The Law of 1905

The law of 9th December 1905, concerning the separation of the churches and the state, instituted and defined the secularity of France. It guaranteed freedom of worship in the spirit of the 1789 revolution, creating for it a legal framework and marking the end of the struggle between the lay Republic and the Catholic Church.

The premise of the law

The French Revolution had launched a movement of progressive secularisation of institutions. After the Restoration (1814 and 1830), and even more so after the 1848 revolution, the idea of separating the churches and the state was defended by many intellectuals and politicians, and came to prevail against the counter-revolutionary and anti-republican attitude of the Catholic Church. The pressure of the clerics was particularly strong during the period of the Ordre Moral, between 1873 and 1876. But the Dreyfus controversy that started in December 1894 marked a major political rupture in the relations between the Catholic Church and the Republic, while free thinking was developing. Its main effect was to speed up the separation process.

The 1901 law which guaranteed freedom of association also enabled the control of religious communities, and notably, to limit their influence on education. By 1904, it consequently legally forbade congregations to teach.

The drawing up of the law

Ferdinand Buisson (1841-1932) © S.H.P.F.

The first draft of the law separating the churches and the state was drawn up in 1902. Among the Protestants, there was no unanimity concerning the separation, the Lutherans were rather hostile along with the liberals, whereas the orthodox, close to the “left-wing block”, were rather favourable or at least resigned.

In 1903 while Emile Combes was minister, a commission was set up “concerning the separation of the Churches and the State, and the denunciation of the Concordat.” Its president was the former Protestant pastor Ferdinand Buisson, and it’s minute writer, Aristide Briand.

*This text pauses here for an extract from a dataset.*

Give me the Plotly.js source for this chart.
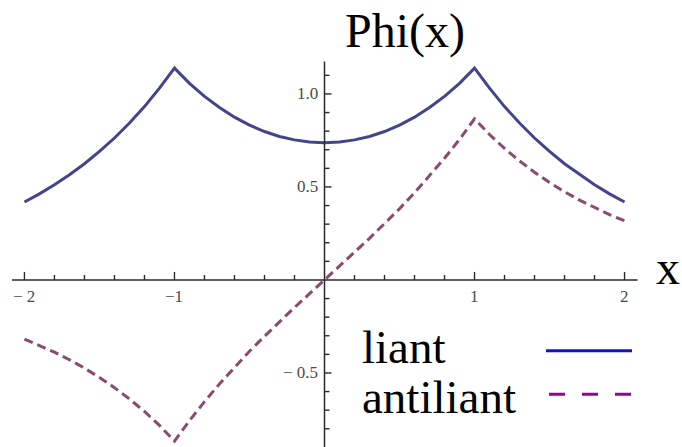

Other Protestants actively contributed to the drawing up of the law, such as Eugène Réveillaud, a radical deputy, Raoul Allier, Francis de Pressensé, and above all, Louis Méjan. The latter worked with Aristide Briand in the writing of the draft.

They were thus able to influence the final wording so that it would allow the union of worship associations on the national level, which was denied in Emile Combes’ draft of 1904. After the demise of Combes’ ministry early in 1905, Maurice Rouvier, president of the Council of Ministers, submitted a new project close to that of the commission.

Debates about the law were especially long and passionate throughout the 48 sessions between March and July 1905. There were deputies opposed to the separation and those in favour of a very rigid separation for the churches. At the Senate, the debate lasted 21 sessions between November and early December 1905.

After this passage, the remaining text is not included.